Setting Up Cost Sharing on a New Award

Objective: Once an award is made, all proposed cost sharing commitments represent binding obligations of the Institute. The DLCI Administrators must ensure that all cost sharing commitments (mandatory and voluntary) made as a condition of the award are accounted for as a cost of the project, and are separately identified, reported, and certified in the labor distribution system.

DLCI Action Items

  • Review the terms of the award to understand the cost sharing commitments
  • Most awards require that the cost sharing commitment be fulfilled by the expiration of the award. However, there may be interim obligations for expenditures and/or reporting
  • Some awards may limit the re-budgeting of cost sharing or may require approval for certain costs
  • Complete the Cost Sharing Template [PDF] 
  • Send cost sharing documentation yearly to the VP for Finance Office and to the RAS for all non-MIT-funded cost sharing and RA tuition subsidy

Information about Completing the Cost Sharing Template

Tracking the Cost Sharing: From the application phase through the award close-out, Kuali Coeus is the principal tool for recording the budget for mandatory and voluntary cost sharing at MIT. Kuali Coeus feeds cost sharing data from the proposal to the award database for project accounting (SAP). All cost sharing documentation will be maintained in the DLCI, RAS, and VPF files.

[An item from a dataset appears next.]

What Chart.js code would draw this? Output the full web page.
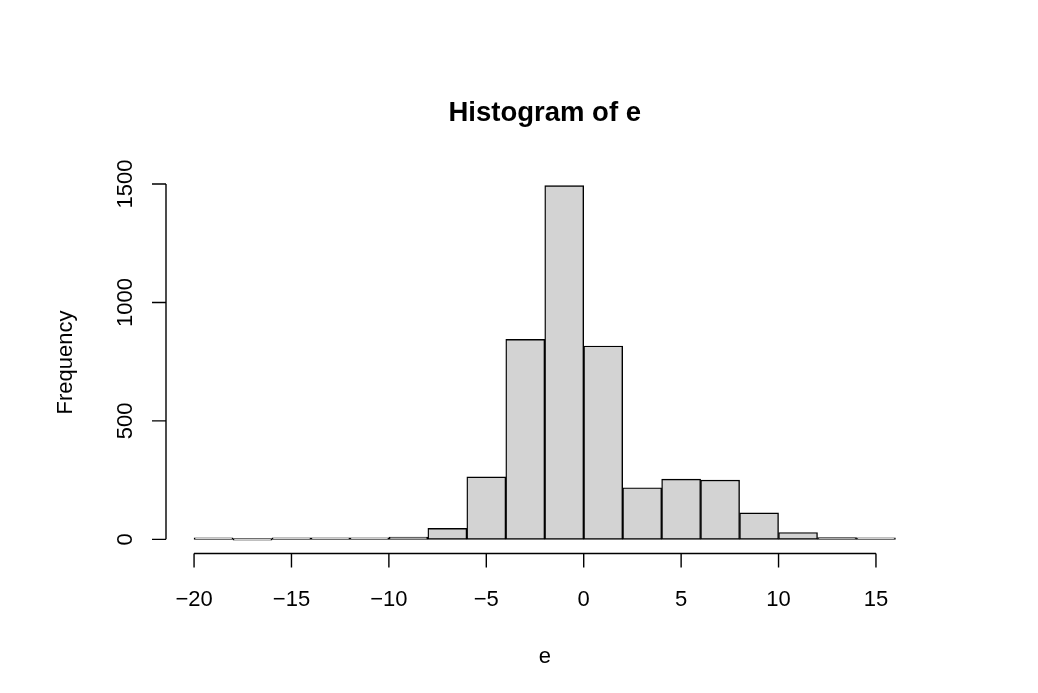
<!DOCTYPE html>
<html>
<head>
<meta charset="utf-8">
<title>Histogram of e</title>
<script src="https://cdn.jsdelivr.net/npm/chart.js@4.4.1/dist/chart.umd.min.js"></script>
<style>
body{margin:0;background:#fff;}
#wrap{width:1038px;height:693px;}
</style>
</head>
<body>
<div id="wrap"><canvas id="hist" width="1038" height="693"></canvas></div>
<script>
// bins of width 2, left edges
let binStart = [-20,-18,-16,-14,-12,-10,-8,-6,-4,-2,0,2,4,6,8,10,12,14]
let binWidth = 2
let counts = [1,0,4,3,4,10,46,264,844,1493,816,218,254,250,112,29,7,3]
let xTicks = [-20,-15,-10,-5,0,5,10,15]
let xTickLabels = ['\u221220','\u221215','\u221210','\u22125','0','5','10','15']
let yTicks = [0,500,1000,1500]
let yTickLabels = ['0','500','1000','1500']
let mainTitle = 'Histogram of e'
let xTitle = 'e'
let yTitle = 'Frequency'

let font = '"Liberation Sans", Arial, sans-serif'

// R style 4% axis extension
let xLo = binStart[0], xHi = binStart[binStart.length-1]+binWidth
let xPad = (xHi-xLo)*0.04
let yMax = Math.max(...counts)
let yPad = yMax*0.04

let points = binStart.map((s,i)=>({x:s+binWidth/2, y:counts[i]}))

let rAxes = {
	id:'rAxes',
	afterDraw:(chart)=>{
		let c = chart.ctx
		let a = chart.chartArea
		let xs = chart.scales.x
		let ys = chart.scales.y
		c.save()
		c.strokeStyle = '#000'
		c.fillStyle = '#000'
		c.lineWidth = 1.4
		// x axis
		let y0 = a.bottom
		c.beginPath()
		c.moveTo(xs.getPixelForValue(xTicks[0]), y0)
		c.lineTo(xs.getPixelForValue(xTicks[xTicks.length-1]), y0)
		xTicks.forEach(t=>{
			let px = xs.getPixelForValue(t)
			c.moveTo(px, y0)
			c.lineTo(px, y0+14)
		})
		c.stroke()
		c.font = '22px '+font
		c.textAlign = 'center'
		c.textBaseline = 'middle'
		xTicks.forEach((t,i)=>{
			c.fillText(xTickLabels[i], xs.getPixelForValue(t), y0+46)
		})
		// y axis
		let x0 = a.left
		c.beginPath()
		c.moveTo(x0, ys.getPixelForValue(yTicks[0]))
		c.lineTo(x0, ys.getPixelForValue(yTicks[yTicks.length-1]))
		yTicks.forEach(t=>{
			let py = ys.getPixelForValue(t)
			c.moveTo(x0, py)
			c.lineTo(x0-14, py)
		})
		c.stroke()
		yTicks.forEach((t,i)=>{
			c.save()
			c.translate(x0-40, ys.getPixelForValue(t))
			c.rotate(-Math.PI/2)
			c.fillText(yTickLabels[i], 0, 0)
			c.restore()
		})
		// titles
		let cx = (a.left+a.right)/2
		let cy = (a.top+a.bottom)/2
		c.fillText(xTitle, cx, a.bottom+103)
		c.save()
		c.translate(x0-100, cy)
		c.rotate(-Math.PI/2)
		c.fillText(yTitle, 0, 0)
		c.restore()
		c.font = 'bold 27.5px '+font
		c.fillText(mainTitle, cx, a.top-58)
		c.restore()
	}
}

let ctx = document.getElementById('hist')
let histChart = new Chart(ctx, {
	type:'bar',
	data:{
		datasets:[{
			data:points,
			backgroundColor:'#d3d3d3',
			borderColor:'#000',
			borderWidth:1.4,
			borderSkipped:false,
			minBarLength:1.5,
			barPercentage:1,
			categoryPercentage:1
		}]
	},
	options:{
		responsive:false,
		animation:false,
		layout:{padding:{left:166,right:114.5,top:171.5,bottom:139.5}},
		plugins:{legend:{display:false},title:{display:false},tooltip:{enabled:false}},
		scales:{
			x:{type:'linear',offset:false,min:xLo-xPad,max:xHi+xPad,display:false},
			y:{type:'linear',min:-yPad,max:yMax+yPad,display:false}
		}
	},
	plugins:[rAxes]
})
</script>
</body>
</html>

The RAS will create a Notice of Award and will establish cost sharing accounts as child(ren) of the prime award account:

  • RAS uses the Cost Sharing Template, completed by the DLCI each year, as the basis for establishing cost sharing child accounts
  • Cost-shared effort that was specified in a proposal or award, or the contributed effort of 10 percent or greater, should be charged to the appropriate child account(s)
  • Generally, the cost sharing obligation requires meeting the total commitment without restrictions on specific costs. However, some sponsors require prior written approval for re-budgeting between all line items in the approved cost sharing or for specific types of unbudgeted costs.

  • The RAS requires the DLC to complete an annual Cost Sharing Template. Then the RAS uses the data provided to update the Kuali Coeus award database and to confirm that the full cost sharing obligation under the award is described.

  • In accordance with sponsor financial reporting requirements, Sponsored Accounting will report cost sharing captured in MIT cost sharing cost objects, cost sharing of subrecipients, and cost sharing for which documentation has been provided by the DLCIs. The VPF conducts the final audit of cost sharing WBS to make sure that the actuals meet the full cost sharing obligation of the award. Then the sponsored accounting reviews DLCI documentation for compliance with MIT documentation guidelines. Copies of any cost sharing reports prepared and submitted to the sponsor by the DLCI should be provided to the RAS and Sponsored Accounting.